▶ Exercise requirements
All of the lines below are to be printed again exactly; images are excluded from the output.

----

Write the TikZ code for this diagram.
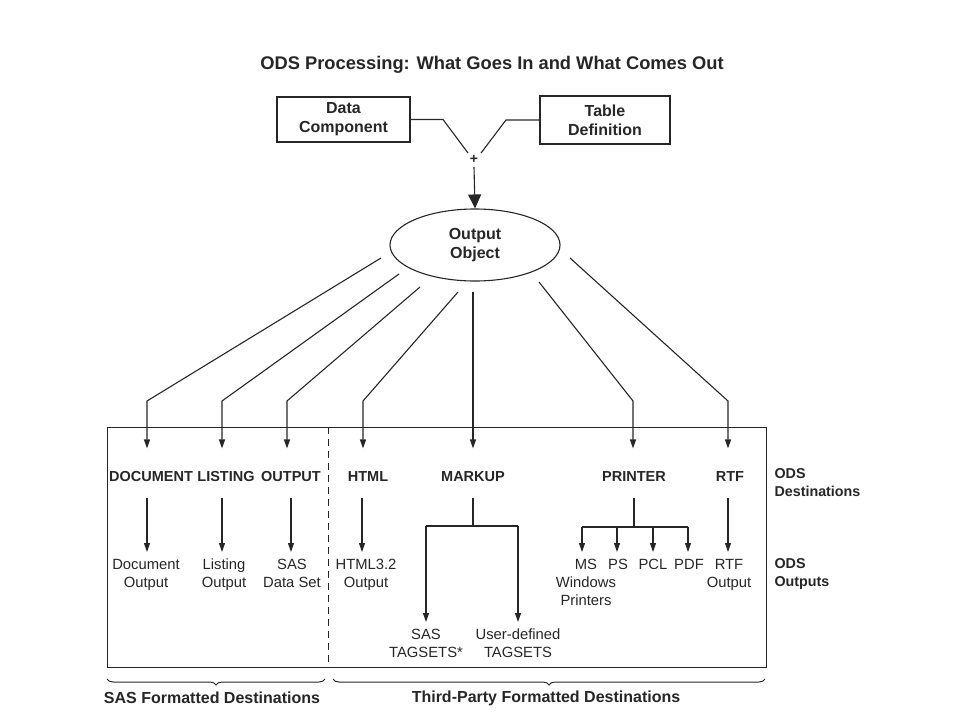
\documentclass[tikz,border=0pt]{standalone}
\usepackage{fontspec}
\setmainfont{Liberation Sans}
\usetikzlibrary{arrows.meta,shapes.geometric,decorations.pathreplacing}
\begin{document}
\begin{tikzpicture}[x=1pt,y=-1pt,
  line width=1.1pt, draw=black!85,
  every node/.style={text=black!85},
  boxnode/.style={draw, rectangle, align=center, font=\fontsize{16}{19}\selectfont\bfseries, inner sep=0},
  dest/.style={font=\fontsize{14.5}{17}\selectfont\bfseries, inner sep=0, text height=11pt, text depth=3pt},
  outp/.style={font=\fontsize{14.8}{18}\selectfont, align=center, inner sep=0, anchor=north},
  side/.style={font=\fontsize{14.3}{18}\selectfont\bfseries, align=left, anchor=north west, inner sep=0},
  arr/.style={-{Triangle[length=9pt,width=6pt]}},
  bigarr/.style={-{Triangle[length=14pt,width=13pt]}},
  bottomlbl/.style={font=\fontsize{16}{19}\selectfont\bfseries, inner sep=0},
  bracestyle/.style={decorate, decoration={brace, mirror, amplitude=6pt}, line width=1pt}
]
\useasboundingbox (0,0) rectangle (960,720);

% title
\node[font=\fontsize{18.3}{22}\selectfont\bfseries, inner sep=0] (title) at (492,65) {ODS Processing: What Goes In and What Comes Out};

% input boxes
\node[boxnode, minimum width=133pt, minimum height=45pt] (dc) at (343.5,119.5) {Data\\Component};
\node[boxnode, minimum width=130pt, minimum height=48pt] (td) at (605,120) {Table\\Definition};
\node[font=\fontsize{14}{16}\selectfont\bfseries, inner sep=0] (plus) at (474,159) {+};

\coordinate (dcb) at (443,119.5);
\coordinate (dce) at (468,153);
\coordinate (tdb) at (506,120);
\coordinate (tde) at (481,153);
\draw (dc.east) -- (dcb) -- (dce);
\draw (td.west) -- (tdb) -- (tde);

% output object
\node[draw, ellipse, minimum width=170pt, minimum height=72pt, inner sep=0, align=center,
      font=\fontsize{16}{19}\selectfont\bfseries] (oo) at (475,245) {Output\\Object};
\coordinate (pa) at (474,167);
\draw[bigarr] (pa) -- (oo.north);

% fan start and bend points
\coordinate (s1) at (381,258); \coordinate (b1) at (147,401);
\coordinate (s2) at (399,274); \coordinate (b2) at (222,401);
\coordinate (s3) at (420,287); \coordinate (b3) at (287,401);
\coordinate (s4) at (458,292); \coordinate (b4) at (363,401);
\coordinate (s5) at (473,292);
\coordinate (s6) at (539,282); \coordinate (b6) at (633,401);
\coordinate (s7) at (570,258); \coordinate (b7) at (728,401);

% main frame
\draw[line width=1pt] (107,427) rectangle (766,667);
\coordinate (dt) at (328,427);
\coordinate (db) at (328,667);
\draw[line width=1pt, dash pattern=on 7pt off 5pt] (dt) -- (db);

% destinations
\node[dest] (doc) at (151,477) {DOCUMENT};
\node[dest] (lst) at (226,477) {LISTING};
\node[dest] (out) at (291,477) {OUTPUT};
\node[dest] (html) at (368,477) {HTML};
\node[dest] (mk) at (473,477) {MARKUP};
\node[dest] (prn) at (634,477) {PRINTER};
\node[dest] (rtf) at (730,477) {RTF};

\draw[arr, shorten >=21pt] (s1) -- (b1) -- (b1 |- doc.north);
\draw[arr, shorten >=21pt] (s2) -- (b2) -- (b2 |- lst.north);
\draw[arr, shorten >=21pt] (s3) -- (b3) -- (b3 |- out.north);
\draw[arr, shorten >=21pt] (s4) -- (b4) -- (b4 |- html.north);
\draw[arr, shorten >=21pt] (s5) -- (s5 |- mk.north);
\draw[arr, shorten >=21pt] (s6) -- (b6) -- (b6 |- prn.north);
\draw[arr, shorten >=21pt] (s7) -- (b7) -- (b7 |- rtf.north);

% side labels
\node[side] (odsd) at (774,468) {ODS\\Destinations};
\node[side] (odso) at (774,558) {ODS\\Outputs};

% outputs
\node[outp] (docout) at (146,556) {\strut Document\\Output};
\node[outp] (lstout) at (224,556) {\strut Listing\\Output};
\node[outp] (outout) at (292,556) {\strut SAS\\Data Set};
\node[outp] (htmlout) at (366,556) {\strut HTML3.2\\Output};
\node[outp] (rtfout) at (729,556) {\strut RTF\\Output};
\node[outp] (ms) at (586,556) {\strut MS\\Windows\\Printers};
\node[outp] (ps) at (618,556) {\strut PS};
\node[outp] (pcl) at (653,556) {\strut PCL};
\node[outp] (pdf) at (689,556) {\strut PDF};
\node[outp] (sast) at (426,626) {\strut SAS\\TAGSETS*};
\node[outp] (usrt) at (518,626) {\strut User-defined\\TAGSETS};

\draw[arr, shorten <=13pt, shorten >=4pt] (doc.south -| 147,0) coordinate (d1) -- (d1 |- docout.north);
\draw[arr, shorten <=13pt, shorten >=4pt] (lst.south -| 222,0) coordinate (d2) -- (d2 |- lstout.north);
\draw[arr, shorten <=13pt, shorten >=4pt] (out.south -| 291,0) coordinate (d3) -- (d3 |- outout.north);
\draw[arr, shorten <=13pt, shorten >=4pt] (html.south -| 362,0) coordinate (d4) -- (d4 |- htmlout.north);
\draw[arr, shorten <=13pt, shorten >=4pt] (rtf.south -| 728,0) coordinate (d7) -- (d7 |- rtfout.north);

% printer tree
\coordinate (pj) at (634,527);
\coordinate (pl) at (582,527);
\coordinate (pr) at (688,527);
\draw[shorten <=13pt] (prn.south -| pj) -- (pj);
\draw (pl) -- (pr);
\draw[arr, shorten >=4pt] (pl) -- (pl |- ms.north);
\draw[arr, shorten >=4pt] (pj -| 617,0) -- (617,0 |- ps.north);
\draw[arr, shorten >=4pt] (pj -| 653,0) -- (653,0 |- pcl.north);
\draw[arr, shorten >=4pt] (pr) -- (pr |- pdf.north);

% markup tree
\coordinate (mj) at (473,526);
\coordinate (ml) at (426,526);
\coordinate (mr) at (518,526);
\draw[shorten <=13pt] (mk.south -| mj) -- (mj);
\draw (ml) -- (mr);
\draw[arr, shorten >=4pt] (ml) -- (ml |- sast.north);
\draw[arr, shorten >=4pt] (mr) -- (mr |- usrt.north);

% braces
\coordinate (bl1) at (107,679);
\coordinate (bl2) at (325,679);
\coordinate (br1) at (333,679);
\coordinate (br2) at (765,679);
\draw[bracestyle] (bl1) -- (bl2);
\draw[bracestyle] (br1) -- (br2);
\node[bottomlbl] (sasf) at (212,698) {SAS Formatted Destinations};
\node[bottomlbl] (thdf) at (546,698) {Third-Party Formatted Destinations};
\end{tikzpicture}
\end{document}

----

▶ Solution to the exercise
Write the TikZ code for this diagram.
\documentclass[tikz,border=0pt]{standalone}
\usepackage{fontspec}
\setmainfont{Liberation Sans}
\usetikzlibrary{arrows.meta,shapes.geometric,decorations.pathreplacing}
\begin{document}
\begin{tikzpicture}[x=1pt,y=-1pt,
  line width=1.1pt, draw=black!85,
  every node/.style={text=black!85},
  boxnode/.style={draw, rectangle, align=center, font=\fontsize{16}{19}\selectfont\bfseries, inner sep=0},
  dest/.style={font=\fontsize{14.5}{17}\selectfont\bfseries, inner sep=0, text height=11pt, text depth=3pt},
  outp/.style={font=\fontsize{14.8}{18}\selectfont, align=center, inner sep=0, anchor=north},
  side/.style={font=\fontsize{14.3}{18}\selectfont\bfseries, align=left, anchor=north west, inner sep=0},
  arr/.style={-{Triangle[length=9pt,width=6pt]}},
  bigarr/.style={-{Triangle[length=14pt,width=13pt]}},
  bottomlbl/.style={font=\fontsize{16}{19}\selectfont\bfseries, inner sep=0},
  bracestyle/.style={decorate, decoration={brace, mirror, amplitude=6pt}, line width=1pt}
]
\useasboundingbox (0,0) rectangle (960,720);

% title
\node[font=\fontsize{18.3}{22}\selectfont\bfseries, inner sep=0] (title) at (492,65) {ODS Processing: What Goes In and What Comes Out};

% input boxes
\node[boxnode, minimum width=133pt, minimum height=45pt] (dc) at (343.5,119.5) {Data\\Component};
\node[boxnode, minimum width=130pt, minimum height=48pt] (td) at (605,120) {Table\\Definition};
\node[font=\fontsize{14}{16}\selectfont\bfseries, inner sep=0] (plus) at (474,159) {+};

\coordinate (dcb) at (443,119.5);
\coordinate (dce) at (468,153);
\coordinate (tdb) at (506,120);
\coordinate (tde) at (481,153);
\draw (dc.east) -- (dcb) -- (dce);
\draw (td.west) -- (tdb) -- (tde);

% output object
\node[draw, ellipse, minimum width=170pt, minimum height=72pt, inner sep=0, align=center,
      font=\fontsize{16}{19}\selectfont\bfseries] (oo) at (475,245) {Output\\Object};
\coordinate (pa) at (474,167);
\draw[bigarr] (pa) -- (oo.north);

% fan start and bend points
\coordinate (s1) at (381,258); \coordinate (b1) at (147,401);
\coordinate (s2) at (399,274); \coordinate (b2) at (222,401);
\coordinate (s3) at (420,287); \coordinate (b3) at (287,401);
\coordinate (s4) at (458,292); \coordinate (b4) at (363,401);
\coordinate (s5) at (473,292);
\coordinate (s6) at (539,282); \coordinate (b6) at (633,401);
\coordinate (s7) at (570,258); \coordinate (b7) at (728,401);

% main frame
\draw[line width=1pt] (107,427) rectangle (766,667);
\coordinate (dt) at (328,427);
\coordinate (db) at (328,667);
\draw[line width=1pt, dash pattern=on 7pt off 5pt] (dt) -- (db);

% destinations
\node[dest] (doc) at (151,477) {DOCUMENT};
\node[dest] (lst) at (226,477) {LISTING};
\node[dest] (out) at (291,477) {OUTPUT};
\node[dest] (html) at (368,477) {HTML};
\node[dest] (mk) at (473,477) {MARKUP};
\node[dest] (prn) at (634,477) {PRINTER};
\node[dest] (rtf) at (730,477) {RTF};

\draw[arr, shorten >=21pt] (s1) -- (b1) -- (b1 |- doc.north);
\draw[arr, shorten >=21pt] (s2) -- (b2) -- (b2 |- lst.north);
\draw[arr, shorten >=21pt] (s3) -- (b3) -- (b3 |- out.north);
\draw[arr, shorten >=21pt] (s4) -- (b4) -- (b4 |- html.north);
\draw[arr, shorten >=21pt] (s5) -- (s5 |- mk.north);
\draw[arr, shorten >=21pt] (s6) -- (b6) -- (b6 |- prn.north);
\draw[arr, shorten >=21pt] (s7) -- (b7) -- (b7 |- rtf.north);

% side labels
\node[side] (odsd) at (774,468) {ODS\\Destinations};
\node[side] (odso) at (774,558) {ODS\\Outputs};

% outputs
\node[outp] (docout) at (146,556) {\strut Document\\Output};
\node[outp] (lstout) at (224,556) {\strut Listing\\Output};
\node[outp] (outout) at (292,556) {\strut SAS\\Data Set};
\node[outp] (htmlout) at (366,556) {\strut HTML3.2\\Output};
\node[outp] (rtfout) at (729,556) {\strut RTF\\Output};
\node[outp] (ms) at (586,556) {\strut MS\\Windows\\Printers};
\node[outp] (ps) at (618,556) {\strut PS};
\node[outp] (pcl) at (653,556) {\strut PCL};
\node[outp] (pdf) at (689,556) {\strut PDF};
\node[outp] (sast) at (426,626) {\strut SAS\\TAGSETS*};
\node[outp] (usrt) at (518,626) {\strut User-defined\\TAGSETS};

\draw[arr, shorten <=13pt, shorten >=4pt] (doc.south -| 147,0) coordinate (d1) -- (d1 |- docout.north);
\draw[arr, shorten <=13pt, shorten >=4pt] (lst.south -| 222,0) coordinate (d2) -- (d2 |- lstout.north);
\draw[arr, shorten <=13pt, shorten >=4pt] (out.south -| 291,0) coordinate (d3) -- (d3 |- outout.north);
\draw[arr, shorten <=13pt, shorten >=4pt] (html.south -| 362,0) coordinate (d4) -- (d4 |- htmlout.north);
\draw[arr, shorten <=13pt, shorten >=4pt] (rtf.south -| 728,0) coordinate (d7) -- (d7 |- rtfout.north);

% printer tree
\coordinate (pj) at (634,527);
\coordinate (pl) at (582,527);
\coordinate (pr) at (688,527);
\draw[shorten <=13pt] (prn.south -| pj) -- (pj);
\draw (pl) -- (pr);
\draw[arr, shorten >=4pt] (pl) -- (pl |- ms.north);
\draw[arr, shorten >=4pt] (pj -| 617,0) -- (617,0 |- ps.north);
\draw[arr, shorten >=4pt] (pj -| 653,0) -- (653,0 |- pcl.north);
\draw[arr, shorten >=4pt] (pr) -- (pr |- pdf.north);

% markup tree
\coordinate (mj) at (473,526);
\coordinate (ml) at (426,526);
\coordinate (mr) at (518,526);
\draw[shorten <=13pt] (mk.south -| mj) -- (mj);
\draw (ml) -- (mr);
\draw[arr, shorten >=4pt] (ml) -- (ml |- sast.north);
\draw[arr, shorten >=4pt] (mr) -- (mr |- usrt.north);

% braces
\coordinate (bl1) at (107,679);
\coordinate (bl2) at (325,679);
\coordinate (br1) at (333,679);
\coordinate (br2) at (765,679);
\draw[bracestyle] (bl1) -- (bl2);
\draw[bracestyle] (br1) -- (br2);
\node[bottomlbl] (sasf) at (212,698) {SAS Formatted Destinations};
\node[bottomlbl] (thdf) at (546,698) {Third-Party Formatted Destinations};
\end{tikzpicture}
\end{document}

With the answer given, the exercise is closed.